How animals grow teeth, claws, and other pointy parts

Have you ever wondered how pointed shapes are made in nature, like animal teeth and horns? Australian scientists have found the process is governed by a simple mathematical pattern.

The formula applies to shapes as diverse as vertebrate teeth, including giant sharks, tyrannosaurs, mammoths, sabre-tooth cats and humans, as well as claws, horns, antlers, beaks, fangs, and shells of other animals and dinosaurs. It could even help predict plant thorns and prickles.

It’s based on a ‘power law’, according to Alistair Evans from Monash University, lead author of a new paper in the journal BMC Biology, which describes a straight-line relationship between the length of the structure and its width when taking the logarithm of both.

“This means we have a new rule of nature, working in parallel with other rules or ‘laws’ like logarithmic spiral growth,” he says.

“The diversity of animals, and even plants, that follow this rule is staggering. We were quite shocked that we found it almost everywhere we looked across the kingdoms of life – in living animals and those extinct for millions of years.”

More than 350 years ago, mathematician Sir Christopher Wren – the designer of London’s St Paul’s Cathedral – suggested shells grow like a cone twisting around a logarithmic spiral. Evans and colleagues say they’ve now explained a missing piece of the puzzle. They call the new pattern a ‘power cascade’.
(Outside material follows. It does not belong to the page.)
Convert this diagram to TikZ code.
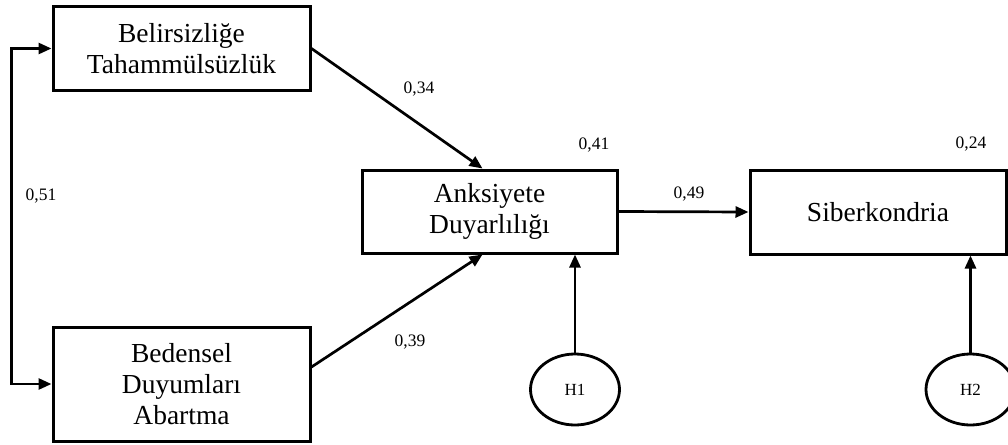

“This describes how the shape of the tooth ‘cascades’ down the sides of the tooth following a power law,” Evans explains.

The group took scans of various biological shapes using medical, microCT and 3D laser surface scanners. Using this process they measured hundreds of structures on the computer to first find the pattern and then test how broadly it applies.

The formula has many possible applications, like predicting patterns of evolution or working out how old elephants are from their tusks.

“The power cascade shape is very easy for animals and plants to generate as they grow,” says Evans, “so whenever a new structure is made, it will most likely grow according to the shape of the power cascade.”

It could even help predict what mythical creatures could look like, he adds, such as dragons from Game of Thrones or the magical beasts in Harry Potter.